Sitting here with my too-full heart, wondering how to make sense of it all, I am reminded that our calling is not to be optimistic but to be hopeful. Optimism says, “everything is going to be all right;” hope says, “no matter what I am on the side of the tender, beautiful and good.” Optimism says, “nothing to worry about;” hope says, “I will put away worry, so I have the energy to tend to my sisters and brothers and to my own heart as we work on.”

And so, we press on. We gather together for worship – to sing and pray and share communion. We persist in our prayers for one another and our giving to the church and to the missions that matter to all of us. We continue gathering for social time and theological and spiritual discussion.

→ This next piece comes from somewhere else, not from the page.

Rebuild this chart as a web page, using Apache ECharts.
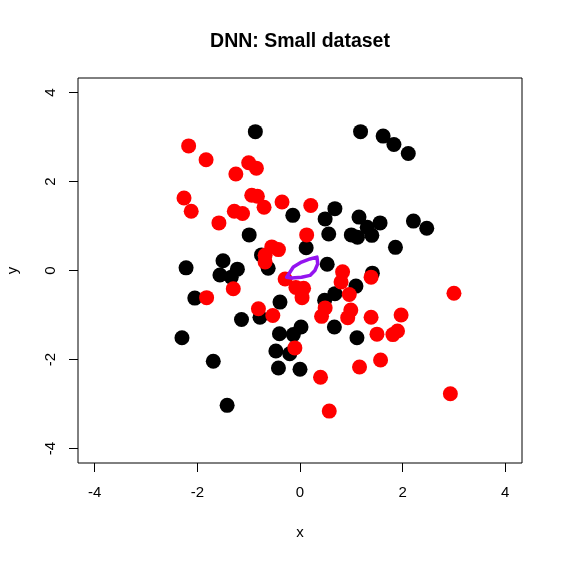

But we don’t merely press on to continue doing whatever we have always done. KMUCC is a community called and gathered together in response to the still-speaking God. In hope and expectation we gather to listen still for where the spirit is calling us forward: into study and advocacy around climate change, racial justice and immigrant rights; into deeper experiences of prayer; into using on-line tools to gather for worship, not just now when it is our only option, but later when it is safe to be gathered in person and also online.

Where, in the midst of all the present storm do you hear the Spirit calling us to go?

I am so grateful that wherever the Spirit is calling and equipping us to go, we will go there together.